Рис. 19. Дух падучей болезни двойного образа.
В юкагирской сказке, очень распространенной также и среди местного русского населения (на реке Колыме), мы встречаем морских путников, которые странствуют с острова на остров. На одном острове они встретили людей, которые жили в землянках. Эти люди щедро угостили их мясом. Но когда они от'ехали от острова, то увидели, что их бывшие хозяева не люди, а песцы.
Рис. 20. Шаманские духи-помощники двойного образа.
Точно также в различных чукотских сказках незнакомая гостья, испуганная хозяином, убегает лисицей с криком: «ка, ка, ка!» Ребятишки, внезапно испуганные матерью, превращаются тотчас в животных и спасаются бегством. Один уползает россомахой, другой улетает уткой-савкой (Anas fuligula) и т. д. Мать тоже уходит медведицей.
Точно также и Скиннер сообщает о племени Ленапе: «Дух-хранитель большей частью сперва появляется в человеческом образе и только под конец, когда он уже на уходе, человек наконец замечает его истинный образ, большей частью звериный или птичий»[15].
Другой пример: «Старик по имени Покатегемун в особом видении встретил своего покровителя. Покровитель имел человеческий образ и дал ему свое благословение. Только уже на уходе это существо вдруг закричало: „Кванк, кванк, кванк!“ Тогда Покатегемун заметил, что это в сущности утка и что даже ее тело наполовину белое, наполовину черное».
В третьем примере такое же существо неожиданно улетело прочь в образе вороны с криком: «Га, га, гат!»
В четвертом примере такие же существа сказали человеку: «Теперь мы оставляем тебя. Смотри на нас внимательно!» Они затопали по берегу, и через минуту он увидел, что они бегут рысью. То были волки. «А ведь я считал их за людей», сказал человек.
Выше были указаны такие же примеры превращений на отходе, например, якутский рассказ о том, как шаман отгоняет духов болезни, враждебных человеку, и они изменяют свою форму, обращаясь в бегство, и потом на расстоянии меняют ее снова и снова, и притом сокращаются в об'еме. Я указывал также на связь этих представлений с законом перспективы. Предметы, удаляясь, уменьшаются в об'еме. Заодно с этим они имеют полную возможность проявлять наклонность к изменению формы, точнее к проявлению другой формы, более меньших размеров, свойственной им, но скрытой от наблюдателя в начале их встречи.

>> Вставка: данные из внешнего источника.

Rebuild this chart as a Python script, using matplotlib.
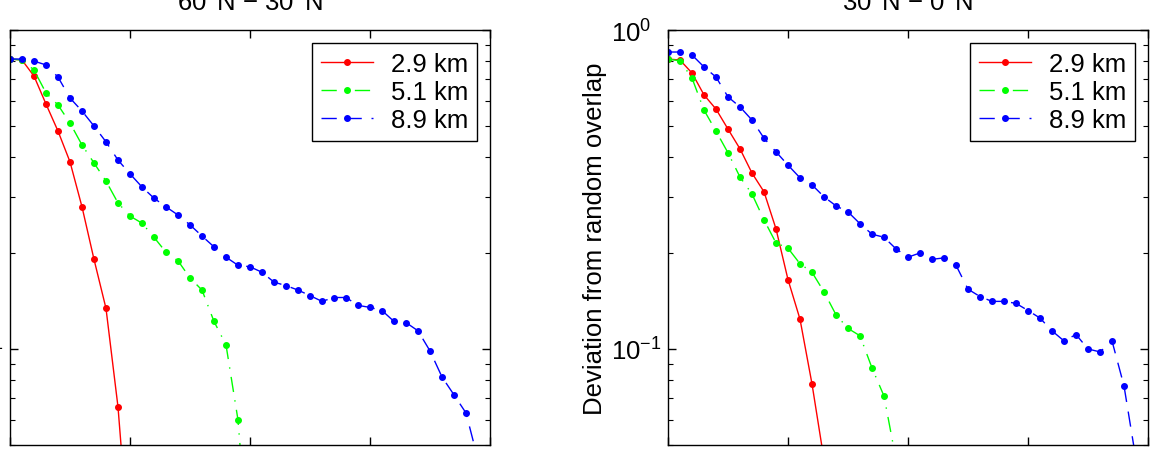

Последующее развитие анимизма вносит, наконец, в эту систему превращений элемент времени, элемент последовательности. Совпадающие, сосуществующие ипостаси превращаются в фазы, которые сменяют друг друга поочередно, — сперва одна, а потом другая.
Можно напомнить, например, общеизвестное заклинание из старой русской сказки: «Сивка, бурка, вещая каурка, стань передо мною, как лист перед травою». Влез сивке в ухо и вылез оттуда такой молодец, что ни в сказке сказать, ни пером описать.
Из старых представлений анимизма это заклинание сохранило только влезание в лошадиное ухо, причем, разумеется, предполагается внезапное сокращение размеров, по существу совершенно двуипостасное. Новая форма, которую принимает герой, представляется уже, как последующая по времени. Сказка подчеркивает, что герой изменился, сделался иным, не таким, как был прежде. С дальнейшим развитием анимизма одна из форм становится постоянной, существенной формой бытия, другая начинает постепенно отмирать, превращаться в маску, в наружный покров, в обиталище, в футляр и даже в простое украшение, в малозначительный аксессуар.
В различных примерах выступает вперед то одна, то другая сторона такого позднейшего изменения наружных ипостасных форм.
В юкагирской сказке волки отбросили прочь свои волчьи маски и явились настоящими людьми. Или даже два гриба мухомора сняли свои пестрые шляпы и явились такими-то богами. Маски, переодевания являются существенной частью таких представлений о животных. Отсюда развиваются маскированные пляски первобытных племен, столь распространенные повсюду, которые между прочим быстро драматизировались и дали начало театру. Те же маскированные пляски в более прямой форме сохранились в виде католических процессий и религиозных мистерий с воплощением святых, в виде так называемого вертепного пещного «действа», связанного с Рождеством, в виде хождения ряженых, связанного с колядками того же Рождества, в виде представления с медведем и козой и пр.